GIVEN REQUEST> Drop the images; return everything else in the listing below exactly.

SUPPLIED MATERIAL>
(begin)

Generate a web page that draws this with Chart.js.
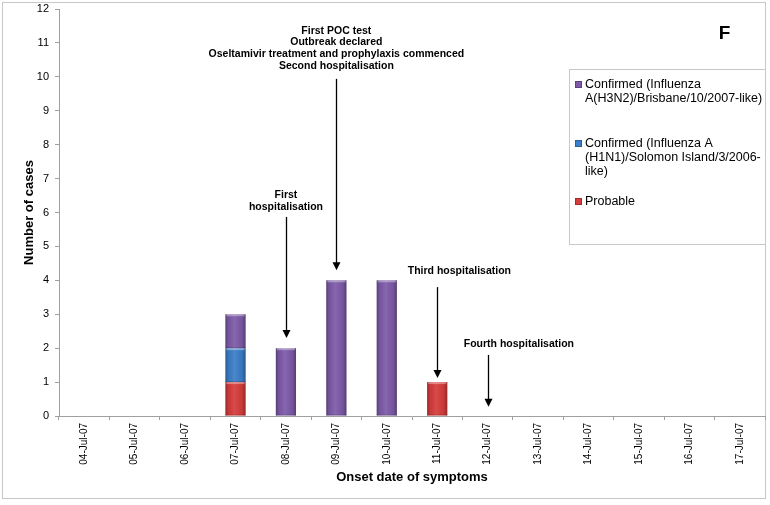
<!DOCTYPE html>
<html>
<head>
<meta charset="utf-8">
<script src="https://cdn.jsdelivr.net/npm/chart.js@4/dist/chart.umd.min.js"></script>
<style>
  html, body { margin: 0; padding: 0; background: #fff; }
  #wrap { width: 770px; height: 505px; position: relative; }
</style>
</head>
<body>
<div id="wrap"><canvas id="chart" width="770" height="505"></canvas></div>
<script>
// onset dates (category axis)
const dates = ['04-Jul-07', '05-Jul-07', '06-Jul-07', '07-Jul-07', '08-Jul-07', '09-Jul-07', '10-Jul-07',
               '11-Jul-07', '12-Jul-07', '13-Jul-07', '14-Jul-07', '15-Jul-07', '16-Jul-07', '17-Jul-07'];

// cases per day, stacked bottom -> top
const probable = [0, 0, 0, 1, 0, 0, 0, 1, 0, 0, 0, 0, 0, 0];
const h1n1     = [0, 0, 0, 1, 0, 0, 0, 0, 0, 0, 0, 0, 0, 0];
const h3n2     = [0, 0, 0, 1, 2, 4, 4, 0, 0, 0, 0, 0, 0, 0];

const seriesNames = [
    'Probable',
    'Confirmed (Influenza A (H1N1)/Solomon Island/3/2006-like)',
    'Confirmed (Influenza A(H3N2)/Brisbane/10/2007-like)'
];
// legend text as wrapped in the figure
const legendLines = [
    ['Probable'],
    ['Confirmed (Influenza A', '(H1N1)/Solomon Island/3/2006-', 'like)'],
    ['Confirmed (Influenza', 'A(H3N2)/Brisbane/10/2007-like)']
];
const seriesColors = ['#d53c3b', '#3b7dc8', '#7d5aa8'];

const yMax = 12;

// timeline annotations (category index / case count)
const notes = [
    { lines: ['First', 'hospitalisation'], tx: 4, ty: 6.5, ax: 4, from: 5.87, to: 2.3 },
    { lines: ['First POC test', 'Outbreak declared', 'Oseltamivir treatment and prophylaxis commenced', 'Second hospitalisation'],
      tx: 5, ty: 11.36, ax: 5, from: 9.94, to: 4.3 },
    { lines: ['Third hospitalisation'], tx: 7.44, ty: 4.27, ax: 7, from: 3.8, to: 1.12 },
    { lines: ['Fourth hospitalisation'], tx: 8.62, ty: 2.12, ax: 8, from: 1.8, to: 0.27 }
];

const FONT = "'Liberation Sans', Arial, Helvetica, sans-serif";

const decorPlugin = {
    id: 'decor',
    beforeDraw(chart) {
        const c = chart.ctx;
        c.save();
        c.fillStyle = '#fff';
        c.fillRect(0, 0, chart.width, chart.height);
        c.strokeStyle = '#c8c8c8';
        c.lineWidth = 1;
        c.strokeRect(2.5, 2.5, 763, 496);
        c.restore();
    },
    afterDatasetsDraw(chart) {
        const c = chart.ctx;
        c.save();
        // bevel shading on each bar segment
        chart.data.datasets.forEach((ds, i) => {
            chart.getDatasetMeta(i).data.forEach(el => {
                const h = el.base - el.y;
                if (h <= 0) return;
                const l = el.x - el.width / 2, w = el.width;
                const g = c.createLinearGradient(l, 0, l + w, 0);
                g.addColorStop(0, 'rgba(0,0,0,0.3)');
                g.addColorStop(0.15, 'rgba(0,0,0,0.06)');
                g.addColorStop(0.45, 'rgba(255,255,255,0.08)');
                g.addColorStop(0.82, 'rgba(0,0,0,0.06)');
                g.addColorStop(1, 'rgba(0,0,0,0.32)');
                c.fillStyle = g;
                c.fillRect(l, el.y, w, h);
                c.fillStyle = 'rgba(255,255,255,0.35)';
                c.fillRect(l + 1, el.y, w - 2, 2);
                c.fillStyle = 'rgba(0,0,0,0.15)';
                c.fillRect(l, el.base - 1, w, 1);
            });
        });
        c.restore();
    },
    afterDraw(chart) {
        const c = chart.ctx;
        const xs = chart.scales.x, ys = chart.scales.y;
        const catW = xs.getPixelForValue(1) - xs.getPixelForValue(0);
        const px = v => xs.getPixelForValue(0) + v * catW;
        c.save();
        c.fillStyle = '#000';
        c.strokeStyle = '#000';
        c.font = 'bold 10.5px ' + FONT;
        c.textAlign = 'center';
        c.textBaseline = 'middle';
        notes.forEach(n => {
            const y0 = ys.getPixelForValue(n.ty);
            n.lines.forEach((t, k) => c.fillText(t, px(n.tx), y0 + k * 11.7));
            const x = Math.round(px(n.ax)) + 0.5;
            const yA = ys.getPixelForValue(n.from), yB = ys.getPixelForValue(n.to);
            c.lineWidth = 1.3;
            c.beginPath();
            c.moveTo(x, yA);
            c.lineTo(x, yB - 6);
            c.stroke();
            c.beginPath();
            c.moveTo(x - 4, yB - 8);
            c.lineTo(x + 4, yB - 8);
            c.lineTo(x, yB);
            c.closePath();
            c.fill();
        });
        // panel letter
        c.font = 'bold 19px ' + FONT;
        c.fillText('F', px(12.7), ys.getPixelForValue(11.26));

        // legend box
        const lx = 569.5, ly = 69.5;
        c.strokeStyle = '#c8c8c8';
        c.lineWidth = 1;
        c.strokeRect(lx, ly, 196, 175);
        c.font = '12.5px ' + FONT;
        c.textAlign = 'left';
        c.fillStyle = '#000';
        const starts = [85, 144, 202];
        for (let i = seriesNames.length - 1, j = 0; i >= 0; i--, j++) {
            const y = starts[j];
            c.fillStyle = seriesColors[i];
            c.fillRect(575, y - 4, 7, 7);
            c.strokeStyle = 'rgba(0,0,0,0.25)';
            c.strokeRect(575.5, y - 3.5, 6, 6);
            c.fillStyle = '#000';
            legendLines[i].forEach((t, k) => c.fillText(t, 585, y + k * 14));
        }
        c.restore();
    }
};

new Chart(document.getElementById('chart'), {
    type: 'bar',
    data: {
        labels: dates,
        datasets: [probable, h1n1, h3n2].map((d, i) => ({
            label: seriesNames[i],
            data: d,
            backgroundColor: seriesColors[i],
            borderWidth: 0,
            barPercentage: 0.4,
            categoryPercentage: 1
        }))
    },
    options: {
        responsive: false,
        animation: false,
        layout: { padding: { left: 18, right: 5, top: 9, bottom: 20 } },
        plugins: {
            legend: { display: false },
            tooltip: { enabled: false }
        },
        scales: {
            x: {
                stacked: true,
                grid: { drawOnChartArea: false, tickLength: 4, color: '#a0a0a0' },
                border: { color: '#a0a0a0' },
                ticks: {
                    color: '#000', maxRotation: 90, minRotation: 90, padding: 3,
                    font: { family: FONT, size: 10 }
                },
                title: {
                    display: true, text: 'Onset date of symptoms', color: '#000',
                    padding: { top: 4, bottom: 0 },
                    font: { family: FONT, size: 13, weight: 'bold' }
                },
                afterFit: s => { s.height = 69; }
            },
            y: {
                stacked: true,
                min: 0,
                max: yMax,
                grid: { drawOnChartArea: false, tickLength: 4, color: '#a0a0a0' },
                border: { color: '#a0a0a0' },
                ticks: {
                    stepSize: 1, color: '#000', padding: 6,
                    font: { family: FONT, size: 11 }
                },
                title: {
                    display: true, text: 'Number of cases', color: '#000',
                    font: { family: FONT, size: 13, weight: 'bold' }
                },
                afterFit: s => { s.width = 41; s.paddingTop = 0; s.paddingBottom = 0; }
            }
        }
    },
    plugins: [decorPlugin]
});
</script>
</body>
</html>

(end)

WRITTEN RESPONSE>
Generate a web page that draws this with Chart.js.
<!DOCTYPE html>
<html>
<head>
<meta charset="utf-8">
<script src="https://cdn.jsdelivr.net/npm/chart.js@4/dist/chart.umd.min.js"></script>
<style>
  html, body { margin: 0; padding: 0; background: #fff; }
  #wrap { width: 770px; height: 505px; position: relative; }
</style>
</head>
<body>
<div id="wrap"><canvas id="chart" width="770" height="505"></canvas></div>
<script>
// onset dates (category axis)
const dates = ['04-Jul-07', '05-Jul-07', '06-Jul-07', '07-Jul-07', '08-Jul-07', '09-Jul-07', '10-Jul-07',
               '11-Jul-07', '12-Jul-07', '13-Jul-07', '14-Jul-07', '15-Jul-07', '16-Jul-07', '17-Jul-07'];

// cases per day, stacked bottom -> top
const probable = [0, 0, 0, 1, 0, 0, 0, 1, 0, 0, 0, 0, 0, 0];
const h1n1     = [0, 0, 0, 1, 0, 0, 0, 0, 0, 0, 0, 0, 0, 0];
const h3n2     = [0, 0, 0, 1, 2, 4, 4, 0, 0, 0, 0, 0, 0, 0];

const seriesNames = [
    'Probable',
    'Confirmed (Influenza A (H1N1)/Solomon Island/3/2006-like)',
    'Confirmed (Influenza A(H3N2)/Brisbane/10/2007-like)'
];
// legend text as wrapped in the figure
const legendLines = [
    ['Probable'],
    ['Confirmed (Influenza A', '(H1N1)/Solomon Island/3/2006-', 'like)'],
    ['Confirmed (Influenza', 'A(H3N2)/Brisbane/10/2007-like)']
];
const seriesColors = ['#d53c3b', '#3b7dc8', '#7d5aa8'];

const yMax = 12;

// timeline annotations (category index / case count)
const notes = [
    { lines: ['First', 'hospitalisation'], tx: 4, ty: 6.5, ax: 4, from: 5.87, to: 2.3 },
    { lines: ['First POC test', 'Outbreak declared', 'Oseltamivir treatment and prophylaxis commenced', 'Second hospitalisation'],
      tx: 5, ty: 11.36, ax: 5, from: 9.94, to: 4.3 },
    { lines: ['Third hospitalisation'], tx: 7.44, ty: 4.27, ax: 7, from: 3.8, to: 1.12 },
    { lines: ['Fourth hospitalisation'], tx: 8.62, ty: 2.12, ax: 8, from: 1.8, to: 0.27 }
];

const FONT = "'Liberation Sans', Arial, Helvetica, sans-serif";

const decorPlugin = {
    id: 'decor',
    beforeDraw(chart) {
        const c = chart.ctx;
        c.save();
        c.fillStyle = '#fff';
        c.fillRect(0, 0, chart.width, chart.height);
        c.strokeStyle = '#c8c8c8';
        c.lineWidth = 1;
        c.strokeRect(2.5, 2.5, 763, 496);
        c.restore();
    },
    afterDatasetsDraw(chart) {
        const c = chart.ctx;
        c.save();
        // bevel shading on each bar segment
        chart.data.datasets.forEach((ds, i) => {
            chart.getDatasetMeta(i).data.forEach(el => {
                const h = el.base - el.y;
                if (h <= 0) return;
                const l = el.x - el.width / 2, w = el.width;
                const g = c.createLinearGradient(l, 0, l + w, 0);
                g.addColorStop(0, 'rgba(0,0,0,0.3)');
                g.addColorStop(0.15, 'rgba(0,0,0,0.06)');
                g.addColorStop(0.45, 'rgba(255,255,255,0.08)');
                g.addColorStop(0.82, 'rgba(0,0,0,0.06)');
                g.addColorStop(1, 'rgba(0,0,0,0.32)');
                c.fillStyle = g;
                c.fillRect(l, el.y, w, h);
                c.fillStyle = 'rgba(255,255,255,0.35)';
                c.fillRect(l + 1, el.y, w - 2, 2);
                c.fillStyle = 'rgba(0,0,0,0.15)';
                c.fillRect(l, el.base - 1, w, 1);
            });
        });
        c.restore();
    },
    afterDraw(chart) {
        const c = chart.ctx;
        const xs = chart.scales.x, ys = chart.scales.y;
        const catW = xs.getPixelForValue(1) - xs.getPixelForValue(0);
        const px = v => xs.getPixelForValue(0) + v * catW;
        c.save();
        c.fillStyle = '#000';
        c.strokeStyle = '#000';
        c.font = 'bold 10.5px ' + FONT;
        c.textAlign = 'center';
        c.textBaseline = 'middle';
        notes.forEach(n => {
            const y0 = ys.getPixelForValue(n.ty);
            n.lines.forEach((t, k) => c.fillText(t, px(n.tx), y0 + k * 11.7));
            const x = Math.round(px(n.ax)) + 0.5;
            const yA = ys.getPixelForValue(n.from), yB = ys.getPixelForValue(n.to);
            c.lineWidth = 1.3;
            c.beginPath();
            c.moveTo(x, yA);
            c.lineTo(x, yB - 6);
            c.stroke();
            c.beginPath();
            c.moveTo(x - 4, yB - 8);
            c.lineTo(x + 4, yB - 8);
            c.lineTo(x, yB);
            c.closePath();
            c.fill();
        });
        // panel letter
        c.font = 'bold 19px ' + FONT;
        c.fillText('F', px(12.7), ys.getPixelForValue(11.26));

        // legend box
        const lx = 569.5, ly = 69.5;
        c.strokeStyle = '#c8c8c8';
        c.lineWidth = 1;
        c.strokeRect(lx, ly, 196, 175);
        c.font = '12.5px ' + FONT;
        c.textAlign = 'left';
        c.fillStyle = '#000';
        const starts = [85, 144, 202];
        for (let i = seriesNames.length - 1, j = 0; i >= 0; i--, j++) {
            const y = starts[j];
            c.fillStyle = seriesColors[i];
            c.fillRect(575, y - 4, 7, 7);
            c.strokeStyle = 'rgba(0,0,0,0.25)';
            c.strokeRect(575.5, y - 3.5, 6, 6);
            c.fillStyle = '#000';
            legendLines[i].forEach((t, k) => c.fillText(t, 585, y + k * 14));
        }
        c.restore();
    }
};

new Chart(document.getElementById('chart'), {
    type: 'bar',
    data: {
        labels: dates,
        datasets: [probable, h1n1, h3n2].map((d, i) => ({
            label: seriesNames[i],
            data: d,
            backgroundColor: seriesColors[i],
            borderWidth: 0,
            barPercentage: 0.4,
            categoryPercentage: 1
        }))
    },
    options: {
        responsive: false,
        animation: false,
        layout: { padding: { left: 18, right: 5, top: 9, bottom: 20 } },
        plugins: {
            legend: { display: false },
            tooltip: { enabled: false }
        },
        scales: {
            x: {
                stacked: true,
                grid: { drawOnChartArea: false, tickLength: 4, color: '#a0a0a0' },
                border: { color: '#a0a0a0' },
                ticks: {
                    color: '#000', maxRotation: 90, minRotation: 90, padding: 3,
                    font: { family: FONT, size: 10 }
                },
                title: {
                    display: true, text: 'Onset date of symptoms', color: '#000',
                    padding: { top: 4, bottom: 0 },
                    font: { family: FONT, size: 13, weight: 'bold' }
                },
                afterFit: s => { s.height = 69; }
            },
            y: {
                stacked: true,
                min: 0,
                max: yMax,
                grid: { drawOnChartArea: false, tickLength: 4, color: '#a0a0a0' },
                border: { color: '#a0a0a0' },
                ticks: {
                    stepSize: 1, color: '#000', padding: 6,
                    font: { family: FONT, size: 11 }
                },
                title: {
                    display: true, text: 'Number of cases', color: '#000',
                    font: { family: FONT, size: 13, weight: 'bold' }
                },
                afterFit: s => { s.width = 41; s.paddingTop = 0; s.paddingBottom = 0; }
            }
        }
    },
    plugins: [decorPlugin]
});
</script>
</body>
</html>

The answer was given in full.